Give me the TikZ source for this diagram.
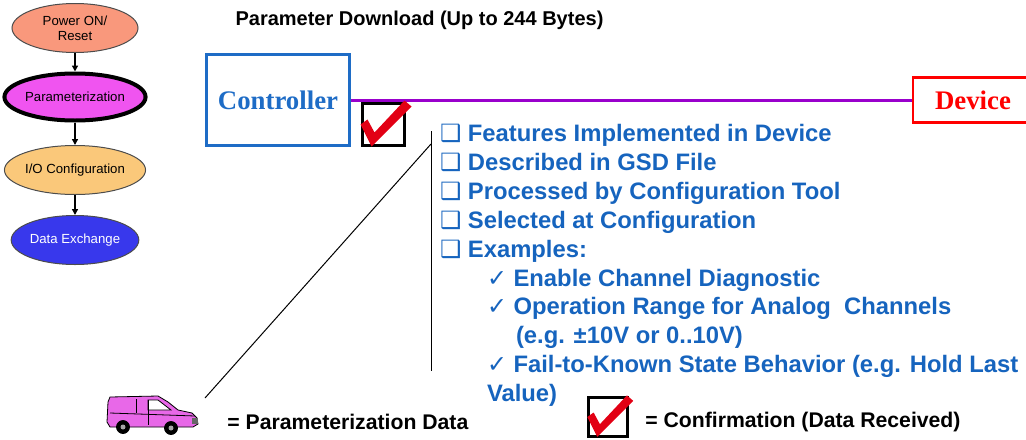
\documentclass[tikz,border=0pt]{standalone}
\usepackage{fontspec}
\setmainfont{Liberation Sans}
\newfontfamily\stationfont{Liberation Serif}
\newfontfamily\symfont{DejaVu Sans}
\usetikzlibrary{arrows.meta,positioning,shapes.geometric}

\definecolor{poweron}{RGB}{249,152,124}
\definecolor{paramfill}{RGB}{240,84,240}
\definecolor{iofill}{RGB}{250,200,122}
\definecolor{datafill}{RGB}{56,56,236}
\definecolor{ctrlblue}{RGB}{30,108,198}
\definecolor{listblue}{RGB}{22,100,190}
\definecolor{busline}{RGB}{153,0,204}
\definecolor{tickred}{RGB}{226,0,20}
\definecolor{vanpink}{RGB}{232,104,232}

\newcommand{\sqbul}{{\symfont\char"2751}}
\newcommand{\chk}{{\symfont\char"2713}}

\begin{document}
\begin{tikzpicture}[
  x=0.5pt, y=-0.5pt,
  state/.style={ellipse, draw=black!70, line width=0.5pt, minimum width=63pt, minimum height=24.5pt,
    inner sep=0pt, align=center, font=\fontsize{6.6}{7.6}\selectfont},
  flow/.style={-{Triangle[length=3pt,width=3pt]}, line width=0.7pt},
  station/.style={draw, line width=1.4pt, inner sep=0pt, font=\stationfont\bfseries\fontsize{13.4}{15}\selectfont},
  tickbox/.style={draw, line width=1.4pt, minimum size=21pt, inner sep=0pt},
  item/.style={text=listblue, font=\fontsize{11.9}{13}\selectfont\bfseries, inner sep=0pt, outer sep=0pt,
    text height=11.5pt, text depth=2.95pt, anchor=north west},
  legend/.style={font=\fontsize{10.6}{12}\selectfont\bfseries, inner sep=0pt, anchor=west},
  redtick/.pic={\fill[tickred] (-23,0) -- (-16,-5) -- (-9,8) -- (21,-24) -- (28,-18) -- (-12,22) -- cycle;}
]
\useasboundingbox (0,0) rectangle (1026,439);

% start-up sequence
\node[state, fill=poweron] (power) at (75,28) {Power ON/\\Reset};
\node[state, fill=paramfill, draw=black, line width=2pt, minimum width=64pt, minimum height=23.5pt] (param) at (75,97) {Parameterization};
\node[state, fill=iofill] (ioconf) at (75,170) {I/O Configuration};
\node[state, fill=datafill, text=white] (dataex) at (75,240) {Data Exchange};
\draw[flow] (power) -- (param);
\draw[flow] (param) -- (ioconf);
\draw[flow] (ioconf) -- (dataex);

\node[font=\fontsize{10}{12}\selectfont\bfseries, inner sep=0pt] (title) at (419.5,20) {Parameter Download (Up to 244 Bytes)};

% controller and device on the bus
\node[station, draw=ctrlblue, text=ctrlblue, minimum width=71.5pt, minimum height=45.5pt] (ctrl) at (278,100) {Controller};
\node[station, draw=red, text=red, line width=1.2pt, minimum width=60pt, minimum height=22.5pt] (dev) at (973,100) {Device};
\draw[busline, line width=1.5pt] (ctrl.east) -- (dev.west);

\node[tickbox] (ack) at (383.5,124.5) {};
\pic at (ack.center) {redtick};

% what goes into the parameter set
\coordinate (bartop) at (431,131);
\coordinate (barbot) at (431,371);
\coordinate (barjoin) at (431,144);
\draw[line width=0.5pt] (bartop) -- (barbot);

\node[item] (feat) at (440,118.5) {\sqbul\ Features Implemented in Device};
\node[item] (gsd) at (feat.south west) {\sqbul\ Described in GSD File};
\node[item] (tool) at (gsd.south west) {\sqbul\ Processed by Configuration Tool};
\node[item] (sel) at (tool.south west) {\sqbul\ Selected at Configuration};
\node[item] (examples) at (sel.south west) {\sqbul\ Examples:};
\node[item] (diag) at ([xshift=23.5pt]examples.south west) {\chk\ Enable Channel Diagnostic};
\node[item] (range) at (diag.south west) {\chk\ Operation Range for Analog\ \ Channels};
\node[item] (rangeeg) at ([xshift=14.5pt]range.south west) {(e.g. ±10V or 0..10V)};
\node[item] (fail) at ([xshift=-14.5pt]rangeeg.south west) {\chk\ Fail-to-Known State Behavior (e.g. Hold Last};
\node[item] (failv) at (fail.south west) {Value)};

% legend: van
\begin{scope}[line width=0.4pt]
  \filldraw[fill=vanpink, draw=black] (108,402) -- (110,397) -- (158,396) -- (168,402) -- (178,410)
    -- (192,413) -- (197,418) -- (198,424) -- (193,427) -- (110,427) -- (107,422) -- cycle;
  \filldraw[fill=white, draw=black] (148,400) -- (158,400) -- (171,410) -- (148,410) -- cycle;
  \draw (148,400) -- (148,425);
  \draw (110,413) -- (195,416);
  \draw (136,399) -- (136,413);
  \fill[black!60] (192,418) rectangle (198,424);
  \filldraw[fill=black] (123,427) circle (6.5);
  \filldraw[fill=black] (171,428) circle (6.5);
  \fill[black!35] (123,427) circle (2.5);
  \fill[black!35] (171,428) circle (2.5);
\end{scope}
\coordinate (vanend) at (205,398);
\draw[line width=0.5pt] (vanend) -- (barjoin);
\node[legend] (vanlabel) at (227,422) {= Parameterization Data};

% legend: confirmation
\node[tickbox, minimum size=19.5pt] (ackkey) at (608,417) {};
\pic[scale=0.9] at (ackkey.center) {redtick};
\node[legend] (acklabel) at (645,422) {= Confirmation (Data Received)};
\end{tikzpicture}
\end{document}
◆ ◆ ◆ ◆ ◆ ◆ ◆
_Required work_
Reproduce the material above from its first line through the line containing "(0,0) rectangle (1026,439);", both ends included, and skip every picture.

_Written response_
Give me the TikZ source for this diagram.
\documentclass[tikz,border=0pt]{standalone}
\usepackage{fontspec}
\setmainfont{Liberation Sans}
\newfontfamily\stationfont{Liberation Serif}
\newfontfamily\symfont{DejaVu Sans}
\usetikzlibrary{arrows.meta,positioning,shapes.geometric}

\definecolor{poweron}{RGB}{249,152,124}
\definecolor{paramfill}{RGB}{240,84,240}
\definecolor{iofill}{RGB}{250,200,122}
\definecolor{datafill}{RGB}{56,56,236}
\definecolor{ctrlblue}{RGB}{30,108,198}
\definecolor{listblue}{RGB}{22,100,190}
\definecolor{busline}{RGB}{153,0,204}
\definecolor{tickred}{RGB}{226,0,20}
\definecolor{vanpink}{RGB}{232,104,232}

\newcommand{\sqbul}{{\symfont\char"2751}}
\newcommand{\chk}{{\symfont\char"2713}}

\begin{document}
\begin{tikzpicture}[
  x=0.5pt, y=-0.5pt,
  state/.style={ellipse, draw=black!70, line width=0.5pt, minimum width=63pt, minimum height=24.5pt,
    inner sep=0pt, align=center, font=\fontsize{6.6}{7.6}\selectfont},
  flow/.style={-{Triangle[length=3pt,width=3pt]}, line width=0.7pt},
  station/.style={draw, line width=1.4pt, inner sep=0pt, font=\stationfont\bfseries\fontsize{13.4}{15}\selectfont},
  tickbox/.style={draw, line width=1.4pt, minimum size=21pt, inner sep=0pt},
  item/.style={text=listblue, font=\fontsize{11.9}{13}\selectfont\bfseries, inner sep=0pt, outer sep=0pt,
    text height=11.5pt, text depth=2.95pt, anchor=north west},
  legend/.style={font=\fontsize{10.6}{12}\selectfont\bfseries, inner sep=0pt, anchor=west},
  redtick/.pic={\fill[tickred] (-23,0) -- (-16,-5) -- (-9,8) -- (21,-24) -- (28,-18) -- (-12,22) -- cycle;}
]
\useasboundingbox (0,0) rectangle (1026,439);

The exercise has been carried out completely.